_Task material:_
━━━━━━━━━━━━━━━━━━━━
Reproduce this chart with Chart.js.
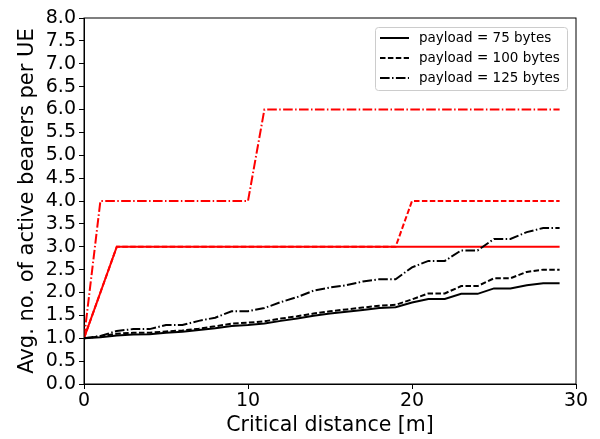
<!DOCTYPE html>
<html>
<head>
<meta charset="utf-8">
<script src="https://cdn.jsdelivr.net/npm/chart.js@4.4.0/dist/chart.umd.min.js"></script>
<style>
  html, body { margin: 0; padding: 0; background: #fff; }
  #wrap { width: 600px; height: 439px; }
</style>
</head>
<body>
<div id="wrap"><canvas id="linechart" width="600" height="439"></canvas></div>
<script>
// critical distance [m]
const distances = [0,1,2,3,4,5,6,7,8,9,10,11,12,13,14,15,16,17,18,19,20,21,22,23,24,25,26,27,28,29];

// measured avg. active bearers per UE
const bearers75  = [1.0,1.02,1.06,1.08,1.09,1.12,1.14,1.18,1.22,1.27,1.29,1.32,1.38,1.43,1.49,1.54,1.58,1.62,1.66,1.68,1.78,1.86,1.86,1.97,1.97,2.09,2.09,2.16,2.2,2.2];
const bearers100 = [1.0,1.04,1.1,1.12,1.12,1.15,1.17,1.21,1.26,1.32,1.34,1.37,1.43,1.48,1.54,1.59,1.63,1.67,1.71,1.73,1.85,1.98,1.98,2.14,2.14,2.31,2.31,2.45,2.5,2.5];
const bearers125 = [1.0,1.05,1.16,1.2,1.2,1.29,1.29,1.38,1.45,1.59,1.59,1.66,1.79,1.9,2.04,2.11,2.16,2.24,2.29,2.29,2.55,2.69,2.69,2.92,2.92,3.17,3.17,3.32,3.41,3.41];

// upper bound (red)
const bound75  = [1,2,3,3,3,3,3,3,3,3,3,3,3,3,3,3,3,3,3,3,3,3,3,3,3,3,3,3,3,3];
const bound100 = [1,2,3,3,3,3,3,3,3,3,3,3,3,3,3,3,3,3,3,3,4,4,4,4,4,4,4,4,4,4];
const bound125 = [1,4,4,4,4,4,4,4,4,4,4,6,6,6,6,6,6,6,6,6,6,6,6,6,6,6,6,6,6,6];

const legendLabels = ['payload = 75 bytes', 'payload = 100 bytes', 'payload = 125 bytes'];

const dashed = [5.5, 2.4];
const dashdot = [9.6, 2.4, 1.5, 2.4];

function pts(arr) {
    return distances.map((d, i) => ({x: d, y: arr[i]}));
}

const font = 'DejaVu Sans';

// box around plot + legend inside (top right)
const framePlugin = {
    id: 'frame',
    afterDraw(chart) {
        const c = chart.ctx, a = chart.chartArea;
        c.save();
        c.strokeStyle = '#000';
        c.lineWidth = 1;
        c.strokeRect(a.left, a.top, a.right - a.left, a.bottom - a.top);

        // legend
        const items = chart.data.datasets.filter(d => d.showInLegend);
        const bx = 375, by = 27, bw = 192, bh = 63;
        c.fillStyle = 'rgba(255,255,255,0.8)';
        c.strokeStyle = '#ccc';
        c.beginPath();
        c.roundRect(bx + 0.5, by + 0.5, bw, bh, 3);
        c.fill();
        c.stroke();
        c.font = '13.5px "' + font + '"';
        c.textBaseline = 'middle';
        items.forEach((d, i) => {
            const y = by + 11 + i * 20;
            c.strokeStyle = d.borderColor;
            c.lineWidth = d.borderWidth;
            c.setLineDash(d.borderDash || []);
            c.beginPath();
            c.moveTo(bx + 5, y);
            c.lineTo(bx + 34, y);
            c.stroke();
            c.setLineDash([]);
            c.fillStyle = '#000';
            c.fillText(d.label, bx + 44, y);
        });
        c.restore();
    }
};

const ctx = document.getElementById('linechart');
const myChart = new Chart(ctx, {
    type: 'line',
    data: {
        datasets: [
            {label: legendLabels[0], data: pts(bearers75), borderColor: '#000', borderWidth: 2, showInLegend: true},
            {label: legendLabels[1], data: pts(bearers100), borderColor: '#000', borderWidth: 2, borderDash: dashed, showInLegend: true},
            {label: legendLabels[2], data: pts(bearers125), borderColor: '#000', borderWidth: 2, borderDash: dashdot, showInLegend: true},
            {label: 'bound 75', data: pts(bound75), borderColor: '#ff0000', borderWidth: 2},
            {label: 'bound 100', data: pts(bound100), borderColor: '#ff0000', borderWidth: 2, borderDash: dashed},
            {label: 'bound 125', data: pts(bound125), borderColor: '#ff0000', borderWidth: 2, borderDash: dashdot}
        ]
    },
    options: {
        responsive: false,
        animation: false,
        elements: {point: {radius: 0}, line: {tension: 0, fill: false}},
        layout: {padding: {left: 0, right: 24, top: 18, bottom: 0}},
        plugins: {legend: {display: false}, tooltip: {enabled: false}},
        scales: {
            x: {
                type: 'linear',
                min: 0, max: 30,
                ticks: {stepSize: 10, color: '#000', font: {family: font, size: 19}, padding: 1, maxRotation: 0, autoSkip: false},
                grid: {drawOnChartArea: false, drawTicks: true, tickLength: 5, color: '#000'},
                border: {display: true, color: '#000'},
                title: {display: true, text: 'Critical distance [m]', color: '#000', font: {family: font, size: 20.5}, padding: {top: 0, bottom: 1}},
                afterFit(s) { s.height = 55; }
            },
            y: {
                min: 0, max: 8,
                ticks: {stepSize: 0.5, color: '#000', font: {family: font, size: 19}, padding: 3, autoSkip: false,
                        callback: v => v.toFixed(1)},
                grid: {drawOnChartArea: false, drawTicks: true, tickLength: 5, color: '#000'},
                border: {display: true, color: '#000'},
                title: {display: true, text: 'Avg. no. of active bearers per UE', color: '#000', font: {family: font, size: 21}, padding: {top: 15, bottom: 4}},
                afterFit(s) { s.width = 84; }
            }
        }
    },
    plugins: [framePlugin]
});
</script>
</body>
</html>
━━━━━━━━━━━━━━━━━━━━
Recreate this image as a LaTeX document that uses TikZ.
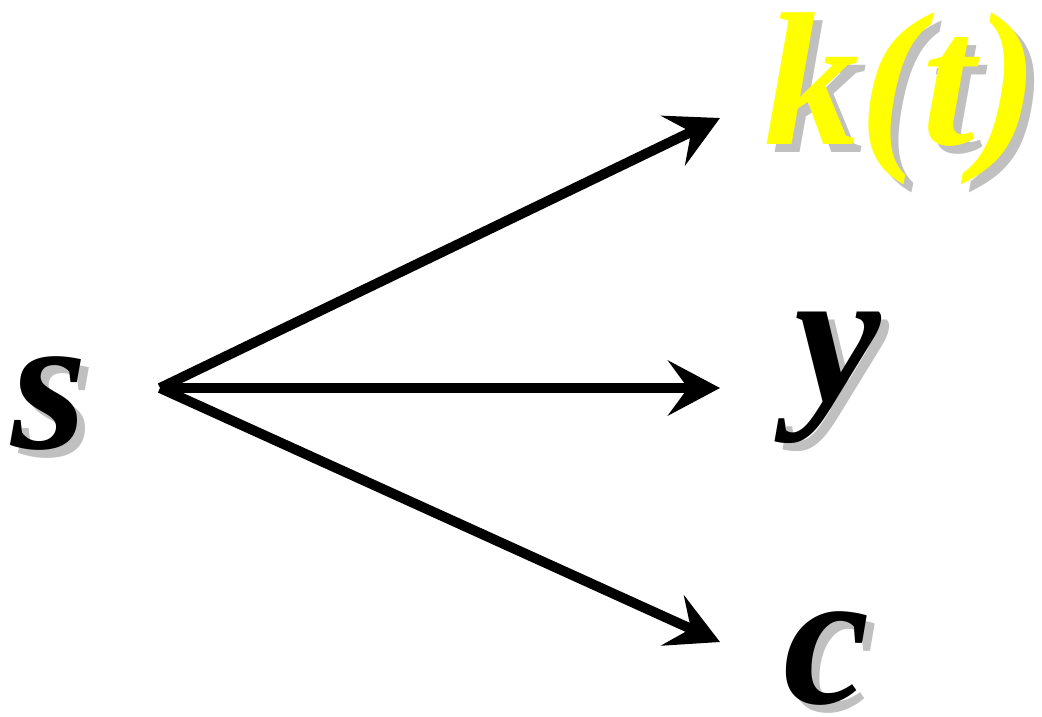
━━━━━━━━━━━━━━━━━━━━
_What is being asked:_ Pick out and copy every line that contains the word "document".

_Written response:_
const ctx = document.getElementById('linechart');
Recreate this image as a LaTeX document that uses TikZ.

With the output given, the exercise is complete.